- Born: December 18, 1976 (age 48) 25 de Mayo, Buenos Aires Province
- Occupation: Polo Player
- Spouse: Loly Lopez
- Children: Lucas (Jnr), Luna, Lucero

= Lucas Monteverde =

Argentine polo player

Lucas Monteverde (born December 18, 1976) is an Argentine professional polo player with a handicap of 9 (formerly 10). He grew up near the town of 25 de Mayo, Buenos Aires Province, at the estancia El Rincón. The ranch is run by his father Lucas, and uncle Marcelo Monteverde, one of the world's most successful coaches.
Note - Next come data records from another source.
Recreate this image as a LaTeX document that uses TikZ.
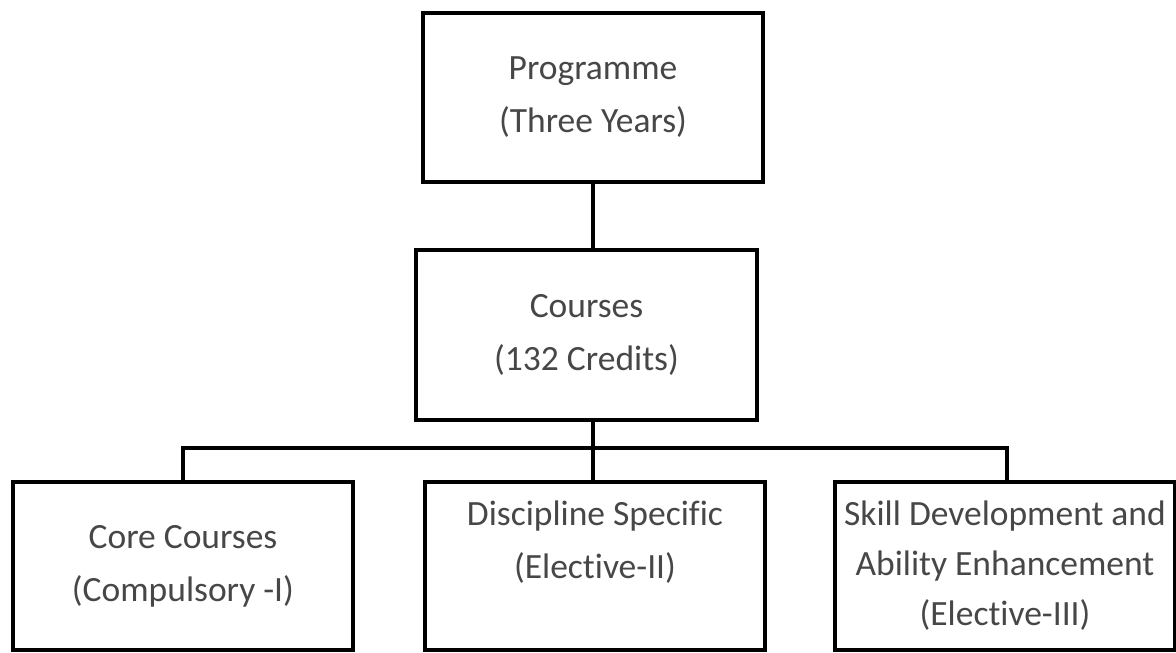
\documentclass[tikz,border=0pt]{standalone}
\usepackage{fontspec}
\setmainfont[Ligatures=NoCommon]{Carlito}
\usetikzlibrary{positioning}

\begin{document}
\begin{tikzpicture}[x=1pt,y=-1pt,
  box/.style={draw=black,line width=4pt,minimum width=340pt,minimum height=168pt,
    inner sep=2pt,align=center,text=black!72,font=\fontsize{35.5}{53}\selectfont},
  link/.style={draw=black,line width=4pt}]
\useasboundingbox[fill=white] (0,0) rectangle (1176,653);
\node[box,minimum height=169pt] (prog) at (593,97.5) {Programme\\(Three Years)};
\node[box,minimum width=341pt,minimum height=170pt] (courses) at (586.5,335) {Courses\\(132 Credits)};
\node[box] (core) at (183,566) {Core Courses\\(Compulsory -I)};
\node[box] (disc) at (595,566) {Discipline Specific\\(Elective-II)\\\mbox{}};
\node[box,font=\fontsize{35.5}{50}\selectfont] (skill) at (1005,566) {Skill Development and\\Ability Enhancement\\(Elective-III)};

\coordinate (hub) at (593,448);
\draw[link] (prog.south) -- (prog.south |- courses.north);
\draw[link] (courses.south -| hub) -- (disc.north -| hub);
\draw[link] (core.north) |- (hub) -| ([xshift=2pt]skill.north);

\end{tikzpicture}
\end{document}
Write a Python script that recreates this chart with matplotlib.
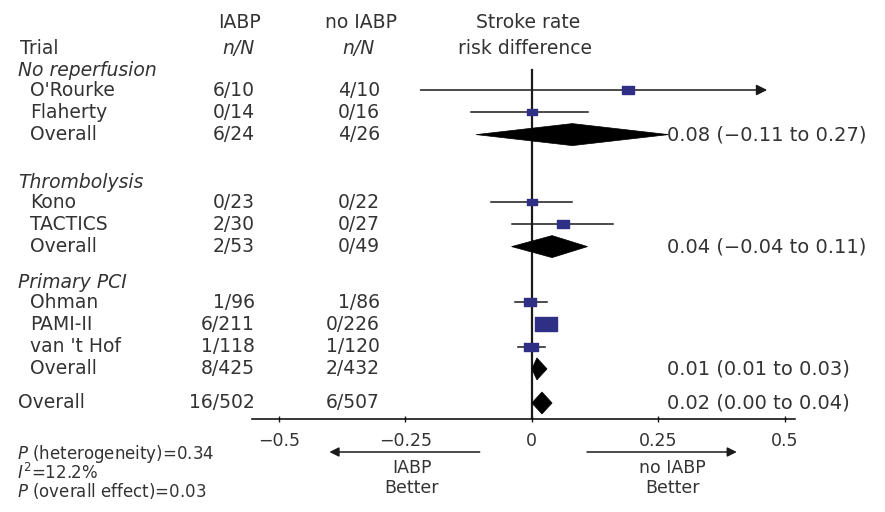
import numpy as np
import matplotlib
matplotlib.use('Agg')
import matplotlib.pyplot as plt
from matplotlib.path import Path
from matplotlib.transforms import blended_transform_factory

plt.rcParams['font.family'] = ['DejaVu Sans']

# ---- data ----
groups = ['No reperfusion', 'Thrombolysis', 'Primary PCI']
trials = [["O'Rourke", 'Flaherty'], ['Kono', 'TACTICS'], ['Ohman', 'PAMI-II', "van 't Hof"]]
iabp_nN = [['6/10', '0/14'], ['0/23', '2/30'], ['1/96', '6/211', '1/118']]
ctrl_nN = [['4/10', '0/16'], ['0/22', '0/27'], ['1/86', '0/226', '1/120']]
rd = [[0.19, 0.0], [0.0, 0.062], [-0.004, 0.028, -0.002]]
rd_lo = [[-0.22, -0.12], [-0.08, -0.04], [-0.033, 0.008, -0.027]]
rd_hi = [[0.63, 0.11], [0.08, 0.16], [0.03, 0.05, 0.025]]
weight = [[1.0, 0.9], [0.9, 1.0], [1.0, 1.85, 1.2]]

sub_iabp = ['6/24', '2/53', '8/425']
sub_ctrl = ['4/26', '0/49', '2/432']
sub_rd = [0.08, 0.04, 0.01]
sub_lo = [-0.11, -0.04, 0.0]
sub_hi = [0.27, 0.11, 0.03]
sub_txt = ['0.08 (\u22120.11 to 0.27)', '0.04 (\u22120.04 to 0.11)', '0.01 (0.01 to 0.03)']

tot_iabp, tot_ctrl = '16/502', '6/507'
tot_rd, tot_lo, tot_hi = 0.02, 0.0, 0.04
tot_txt = '0.02 (0.00 to 0.04)'

xticks = [-0.5, -0.25, 0, 0.25, 0.5]
xticklabels = ['\u22120.5', '\u22120.25', '0', '0.25', '0.5']
stats = ['$P$ (heterogeneity)=0.34', '$I^2$=12.2%', '$P$ (overall effect)=0.03']

# ---- layout (pixels from top) ----
W, H = 885, 512
group_top = [70, 182, 282]
row_step = 22.3
total_row = 403
axis_y = 419
x_clip = 0.465

txt = '#333333'
sq_col = '#2f2f86'
ln_col = '#1a1a1a'
fs = 13.5

fig = plt.figure(figsize=(W / 100, H / 100), dpi=100)
ax = fig.add_axes([252 / W, (H - axis_y) / H, (795 - 252) / W, axis_y / H])
ax.set_xlim(-0.553, 0.52)
ax.set_ylim(axis_y, 0)
for s in ['top', 'left', 'right']:
    ax.spines[s].set_visible(False)
ax.spines['bottom'].set_linewidth(1.1)
ax.set_yticks([])
ax.set_xticks(xticks)
ax.set_xticklabels(xticklabels)
ax.tick_params(axis='x', direction='inout', length=4, width=1, labelsize=12.5,
               pad=7, colors=ln_col, labelcolor=txt)
ax.patch.set_alpha(0)

tr = blended_transform_factory(fig.transFigure, ax.transData)

def col_text(px, y, s, **kw):
    kw.setdefault('fontsize', fs)
    kw.setdefault('color', txt)
    kw.setdefault('va', 'center')
    ax.text(px / W, y, s, transform=tr, clip_on=False, **kw)

# rectangle marker (wider than tall, like the source)
rect = Path([(-1, -0.62), (1, -0.62), (1, 0.62), (-1, 0.62), (-1, -0.62)],
            [Path.MOVETO, Path.LINETO, Path.LINETO, Path.LINETO, Path.CLOSEPOLY])

def diamond(y, est, lo, hi, h=11):
    ax.fill([lo, est, hi, est], [y, y - h, y, y + h], color='black', lw=0.5)

# headers
col_text(239, 23, 'IABP', ha='center')
col_text(238, 49, 'n/N', ha='center', style='italic')
col_text(361, 23, 'no IABP', ha='center')
col_text(358, 49, 'n/N', ha='center', style='italic')
col_text(528, 23, 'Stroke rate', ha='center')
col_text(525, 49, 'risk difference', ha='center')
col_text(20, 49, 'Trial')

# zero line
ax.plot([0, 0], [group_top[0], axis_y], color=ln_col, lw=1.6, zorder=1)

for g in range(len(groups)):
    y0 = group_top[g]
    col_text(18, y0, groups[g], style='italic')
    y = y0 + 20
    for i in range(len(trials[g])):
        col_text(30, y, trials[g][i])
        col_text(255, y, iabp_nN[g][i], ha='right')
        col_text(380, y, ctrl_nN[g][i], ha='right')
        lo, hi = rd_lo[g][i], rd_hi[g][i]
        if hi > x_clip:
            ax.annotate('', xy=(x_clip, y), xytext=(lo, y),
                        arrowprops=dict(arrowstyle='-|>', color=ln_col, lw=1.1,
                                        mutation_scale=16, shrinkA=0, shrinkB=0))
        else:
            ax.plot([lo, hi], [y, y], color=ln_col, lw=1.1, zorder=2)
        ax.plot([rd[g][i]], [y], marker=rect, ms=8.6 * weight[g][i],
                color=sq_col, mec=sq_col, zorder=3)
        y += row_step
    col_text(30, y, 'Overall')
    col_text(255, y, sub_iabp[g], ha='right')
    col_text(380, y, sub_ctrl[g], ha='right')
    diamond(y, sub_rd[g], sub_lo[g], sub_hi[g])
    col_text(667, y, sub_txt[g], fontsize=14)

col_text(18, total_row, 'Overall')
col_text(255, total_row, tot_iabp, ha='right')
col_text(380, total_row, tot_ctrl, ha='right')
diamond(total_row, tot_rd, tot_lo, tot_hi)
col_text(667, total_row, tot_txt, fontsize=14)

# favours arrows below the axis
xa = ax.get_xaxis_transform()
ya = (axis_y - 452) / axis_y
ax.annotate('', xy=(-0.4, ya), xytext=(-0.103, ya), xycoords=xa, textcoords=xa,
            arrowprops=dict(arrowstyle='-|>', color=ln_col, lw=1.1, mutation_scale=14,
                            shrinkA=0, shrinkB=0), annotation_clip=False)
ax.annotate('', xy=(0.405, ya), xytext=(0.109, ya), xycoords=xa, textcoords=xa,
            arrowprops=dict(arrowstyle='-|>', color=ln_col, lw=1.1, mutation_scale=14,
                            shrinkA=0, shrinkB=0), annotation_clip=False)
for xc, lab in [(-0.237, 'IABP\nBetter'), (0.277, 'no IABP\nBetter')]:
    ax.text(xc, (axis_y - 478) / axis_y, lab, transform=xa, ha='center', va='center',
            fontsize=12.5, color=txt, linespacing=1.2, clip_on=False)

# test statistics, one text block
fig.text(17 / W, (H - 472) / H, '\n'.join(stats), fontsize=12, color=txt,
         va='center', linespacing=0.85)

fig.savefig('out.png', dpi=100, facecolor='white')
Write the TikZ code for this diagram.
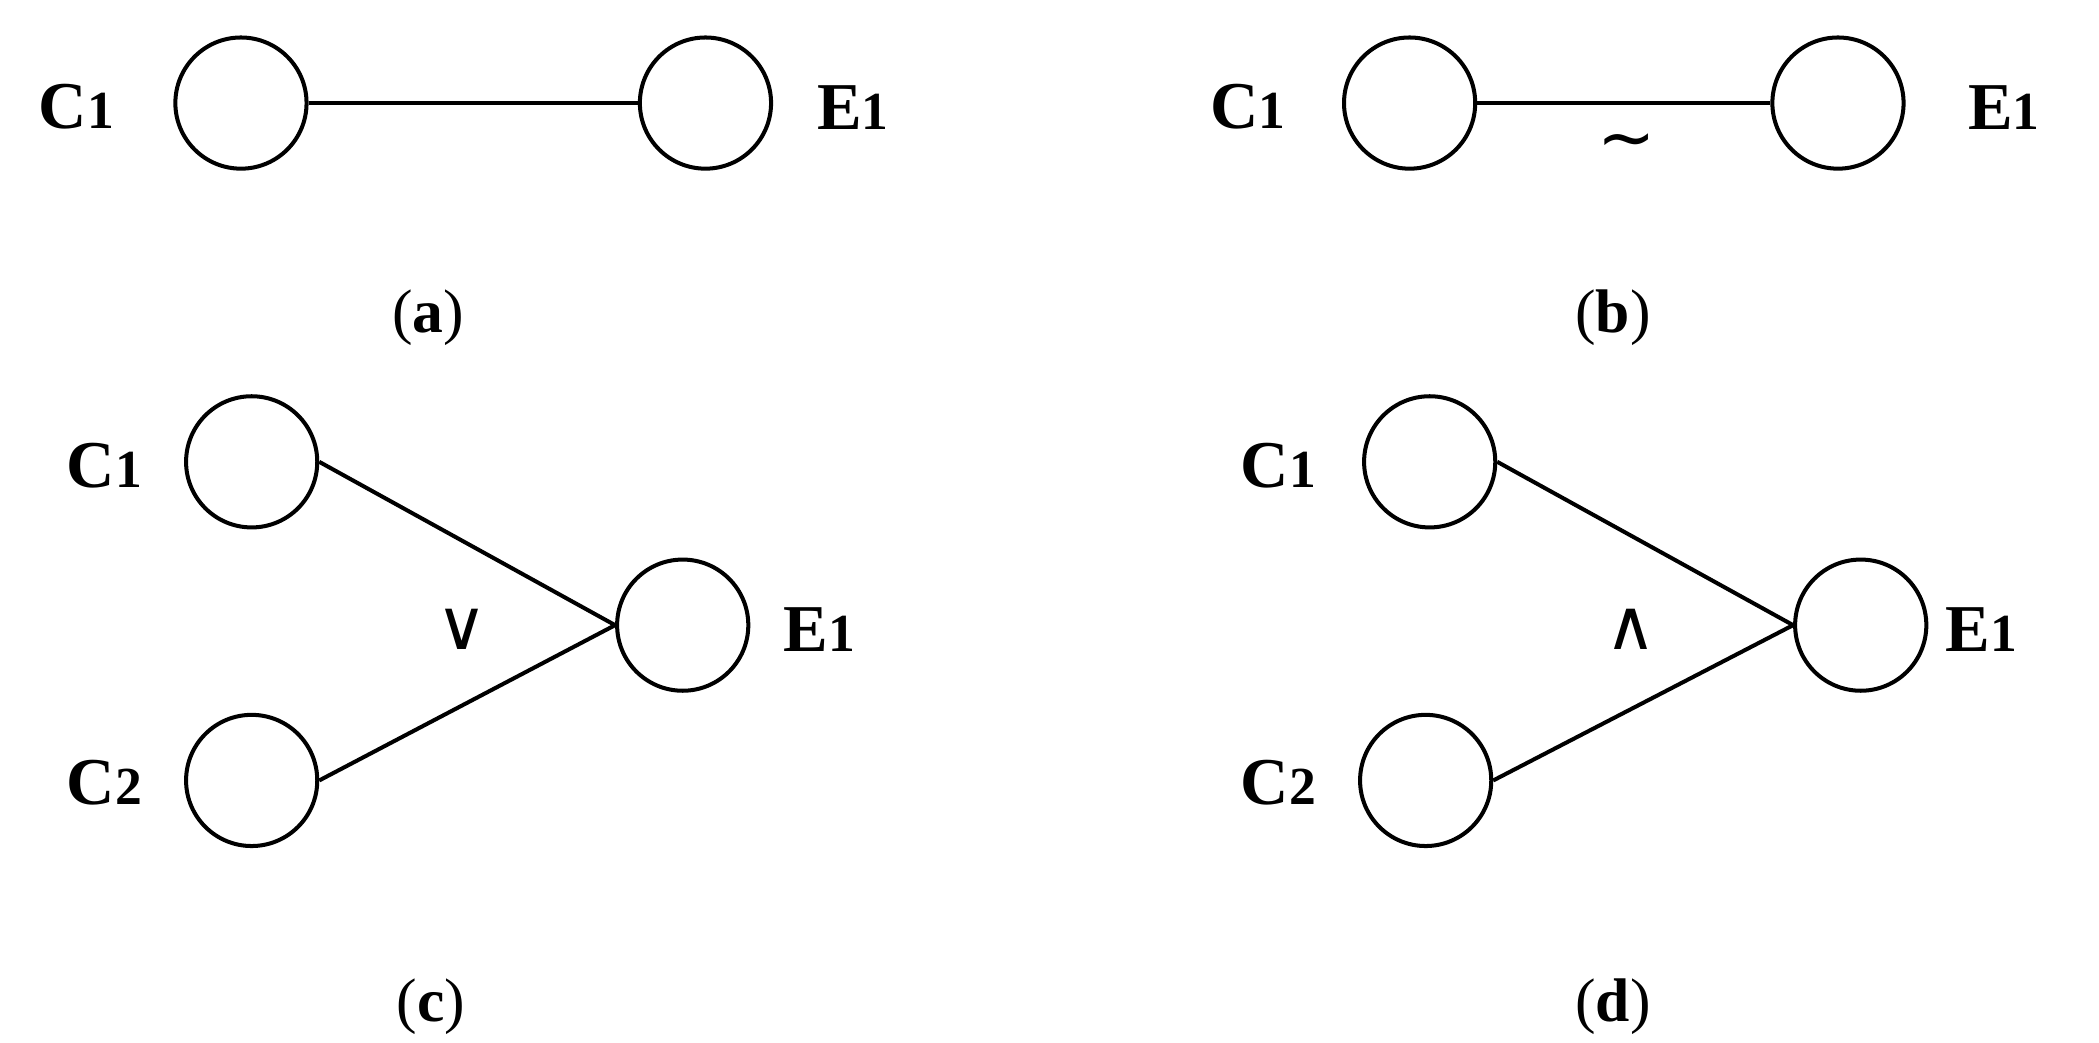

He is married to the Argentine model Loli Lopez and has two children.

Monteverde has played polo since a very early age and turned professional with a 5-goal handicap travelling to Europe. Today, Monteverde, has grown into one of the world's finest defensive players, is well known for his outstanding work rate and horsemanship on the field. During his career, he played for teams including La Martina, Ellerstina & notably La Dolfina.

Monteverde's first Grand Slam win was at the 2005 Veuve Clicquot Cowdray Park Gold Cup, where he was called in as a late substitute for the injured Adolfo Cambiaso. With such a huge hole to fill, Monteverde led the team to victory with teammate Piki Alberdi over Black Bears. Other wins include the Hurlingham Open, the Gold Cup Deauville and the Gold Cup Sotogrande.

He played at the Campeonato Argentino Abierto de Polo (Argentine Open) for the first time in 2000. In 2005, 2006 and 2007 he won the Argentine Open with La Dolfina, led by Adolfo Cambiaso. In 2007, the team won because of a golden goal, shot in extratime by Monteverde. After the tournament, he was promoted to handicap 10, making La Dolfina the only polo team with a "perfect handicap" at the moment.